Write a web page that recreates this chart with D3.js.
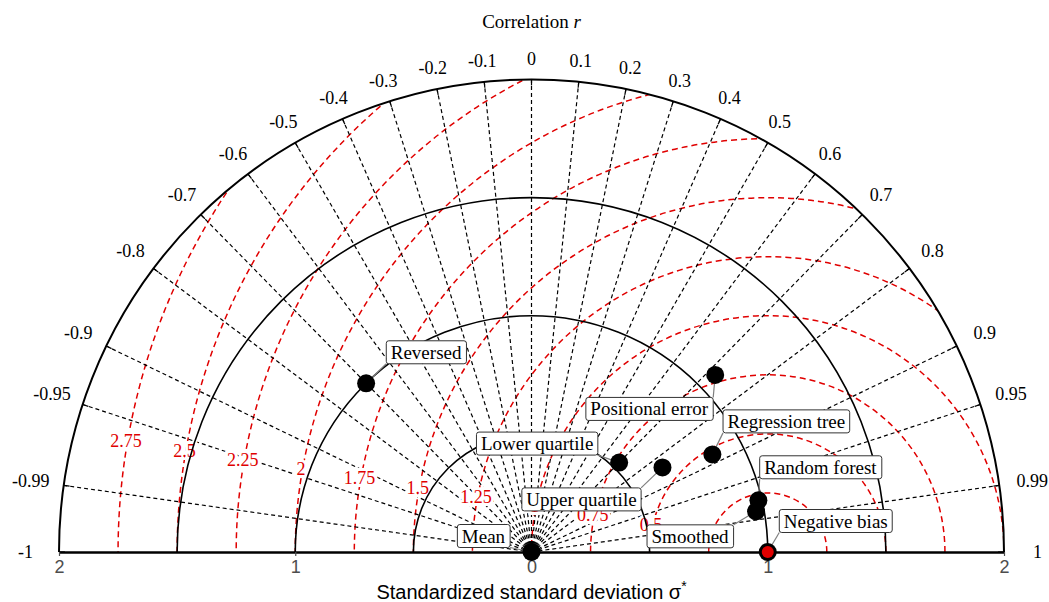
<!DOCTYPE html>
<html>
<head>
<meta charset="utf-8">
<script src="https://cdn.jsdelivr.net/npm/d3@7"></script>
<style>
  body { margin: 0; background: #fff; }
</style>
</head>
<body>
<div id="chart-area"></div>
<script>
// taylor diagram values
var corrTicks = [-1, -0.99, -0.95, -0.9, -0.8, -0.7, -0.6, -0.5, -0.4, -0.3, -0.2, -0.1, 0,
                 0.1, 0.2, 0.3, 0.4, 0.5, 0.6, 0.7, 0.8, 0.9, 0.95, 0.99, 1];
var sdArcs = [0.5, 1, 1.5, 2];
var sdTicks = [-2, -1, 0, 1, 2];
var rmsdLevels = [0.25, 0.5, 0.75, 1, 1.25, 1.5, 1.75, 2, 2.25, 2.5, 2.75];
var models = ["Mean", "Reversed", "Positional error", "Regression tree", "Lower quartile",
              "Upper quartile", "Random forest", "Smoothed", "Negative bias"];
var modelSd = [0, 1.0, 1.08, 0.87, 0.53, 0.66, 0.985, 0.966, 1.0];
var modelCor = [1, -0.70, 0.72, 0.88, 0.70, 0.84, 0.975, 0.984, 1];
var refSd = 1, refCor = 1;

// label placement (px offsets from the point)
var labelDx = [-48, 60, -66, 74, -82, -81, 62, -66, 68];
var labelDy = [-16, -31, 34, -33, -19, 32, -33, 25, -31];

var width = 1049;
var height = 602;
var cx = 531.5, cy = 552;
var serif = "'Liberation Serif', 'DejaVu Serif', serif";
var sans = "'Liberation Sans', Arial, sans-serif";

var svg = d3.select("#chart-area").append("svg")
    .attr("width", width)
    .attr("height", height);

var rad = d3.scaleLinear().domain([0, 2]).range([0, 472.5]);
var x = d3.scaleLinear().domain([-2, 2]).range([cx - rad(2), cx + rad(2)]);

function polar(sd, r) {
    var a = Math.acos(Math.max(-1, Math.min(1, r)));
    return [cx + rad(sd) * Math.cos(a), cy - rad(sd) * Math.sin(a)];
}
function halfArc(x0, y0, rr) {
    var p = d3.path();
    p.moveTo(x0 + rr, y0);
    p.arc(x0, y0, rr, 0, -Math.PI, true);
    return p.toString();
}

// clip to the upper half disc
svg.append("clipPath").attr("id", "half")
  .append("path")
    .attr("d", halfArc(cx, cy, rad(2)) + "Z");

var refX = polar(refSd, refCor)[0];

// rmsd arcs
svg.append("g").attr("clip-path", "url(#half)")
  .selectAll("path").data(rmsdLevels).enter()
  .append("path")
    .attr("d", (d) => { return halfArc(refX, cy, rad(d)); })
    .attr("fill", "none")
    .attr("stroke", "#e00000")
    .attr("stroke-width", 1.5)
    .attr("stroke-dasharray", "6,4");

// correlation rays
svg.append("g").selectAll("line")
    .data(corrTicks.filter((d) => { return Math.abs(d) < 1; }))
    .enter().append("line")
    .attr("x1", cx).attr("y1", cy)
    .attr("x2", (d) => { return polar(2, d)[0]; })
    .attr("y2", (d) => { return polar(2, d)[1]; })
    .attr("stroke", "#000")
    .attr("stroke-width", 1.2)
    .attr("stroke-dasharray", "4,3");

// rmsd labels
svg.append("g").selectAll("text")
    .data(rmsdLevels).enter()
  .append("text")
    .attr("x", (d) => { return refX - rad(d) * Math.cos(9 * Math.PI / 180); })
    .attr("y", (d) => { return cy - rad(d) * Math.sin(9 * Math.PI / 180) - 3; })
    .attr("text-anchor", "middle")
    .attr("font-family", serif)
    .attr("font-size", "18px")
    .attr("fill", "#e00000")
    .attr("stroke", "#fff")
    .attr("stroke-width", 6)
    .attr("paint-order", "stroke")
    .text((d) => { return d; });

// sd arcs
svg.append("g").selectAll("path")
    .data(sdArcs).enter()
  .append("path")
    .attr("d", (d) => { return halfArc(cx, cy, rad(d)); })
    .attr("fill", "none")
    .attr("stroke", "#000")
    .attr("stroke-width", (d) => { return d == 2 ? 2 : 1.6; });

// ticks on the outer arc
svg.append("g").selectAll("line")
    .data(corrTicks).enter()
  .append("line")
    .attr("x1", (d) => { return polar(1.975, d)[0]; })
    .attr("y1", (d) => { return polar(1.975, d)[1]; })
    .attr("x2", (d) => { return polar(2, d)[0]; })
    .attr("y2", (d) => { return polar(2, d)[1]; })
    .attr("stroke", "#000")
    .attr("stroke-width", 1.2);

// correlation labels
svg.append("g").selectAll("text")
    .data(corrTicks).enter()
  .append("text")
    .attr("x", (d) => { return cx + (493 + 13 * d * d) * d; })
    .attr("y", (d) => { return cy - (493 + 13 * d * d) * Math.sqrt(1 - d * d); })
    .attr("font-family", serif)
    .attr("font-size", "18px")
    .attr("text-anchor", "middle")
    .attr("dominant-baseline", "central")
    .text((d) => { return d; });

var title = svg.append("text")
    .attr("x", cx)
    .attr("y", 28)
    .attr("text-anchor", "middle")
    .attr("font-family", serif)
    .attr("font-size", "19px")
    .text("Correlation ");
title.append("tspan").attr("font-style", "italic").text("r");

// x axis
var xAxisGroup = svg.append("g")
    .attr("transform", "translate(0, " + cy + ")")
    .call(d3.axisBottom(x).tickValues(sdTicks).tickSize(4).tickSizeOuter(0)
        .tickFormat((d) => { return Math.abs(d); }));
xAxisGroup.select(".domain").attr("stroke", "#000").attr("stroke-width", 2.5);
xAxisGroup.selectAll(".tick line").attr("stroke", "#4d4d4d").attr("stroke-width", 1.2);
xAxisGroup.selectAll(".tick text")
    .attr("font-family", sans)
    .attr("font-size", "18px")
    .attr("fill", "#4d4d4d")
    .attr("dy", "0.78em");

var labelX = svg.append("text")
    .attr("x", cx)
    .attr("y", 599)
    .attr("text-anchor", "middle")
    .attr("font-family", sans)
    .attr("font-size", "20px")
    .text("Standardized standard deviation \u03C3");
labelX.append("tspan").attr("dy", "-8").attr("font-size", "14px").text("*");

// model points
var pts = models.map((m, i) => {
    var p = polar(modelSd[i], modelCor[i]);
    return {name: m, px: p[0], py: p[1], lx: p[0] + labelDx[i], ly: p[1] + labelDy[i]};
});

var leaders = svg.append("g");
var dots = svg.append("g");
var boxes = svg.append("g");

dots.selectAll("circle").data(pts).enter()
  .append("circle")
    .attr("cx", (d) => { return d.px; })
    .attr("cy", (d) => { return d.py; })
    .attr("r", 9)
    .attr("fill", "#000");

var ref = polar(refSd, refCor);
dots.append("circle")
    .attr("cx", ref[0]).attr("cy", ref[1])
    .attr("r", 6)
    .attr("fill", "#e00000");

var lab = boxes.selectAll("g").data(pts).enter().append("g");
lab.append("rect");
lab.append("text")
    .attr("x", (d) => { return d.lx; })
    .attr("y", (d) => { return d.ly; })
    .attr("text-anchor", "middle")
    .attr("dominant-baseline", "central")
    .attr("font-family", serif)
    .attr("font-size", "19px")
    .text((d) => { return d.name; });

lab.each(function(d) {
    var bb = d3.select(this).select("text").node().getBBox();
    var x0 = bb.x - 4.5, x1 = bb.x + bb.width + 4.5;
    var y0 = d.ly - 11.5, y1 = d.ly + 11.5;
    d3.select(this).select("rect")
        .attr("x", x0).attr("y", y0)
        .attr("width", x1 - x0).attr("height", y1 - y0)
        .attr("rx", 2.5)
        .attr("fill", "#fff")
        .attr("stroke", "#333")
        .attr("stroke-width", 1);
    leaders.append("line")
        .attr("x1", d.px).attr("y1", d.py)
        .attr("x2", Math.max(x0, Math.min(x1, d.px)))
        .attr("y2", Math.max(y0, Math.min(y1, d.py)))
        .attr("stroke", "#7f7f7f")
        .attr("stroke-width", 1.2);
});
</script>
</body>
</html>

##########

◆ WHAT TO DO:
Where a line holds the string "chart", copy that line.

◆ EXERCISE RESPONSE:
Write a web page that recreates this chart with D3.js.
<div id="chart-area"></div>
var svg = d3.select("#chart-area").append("svg")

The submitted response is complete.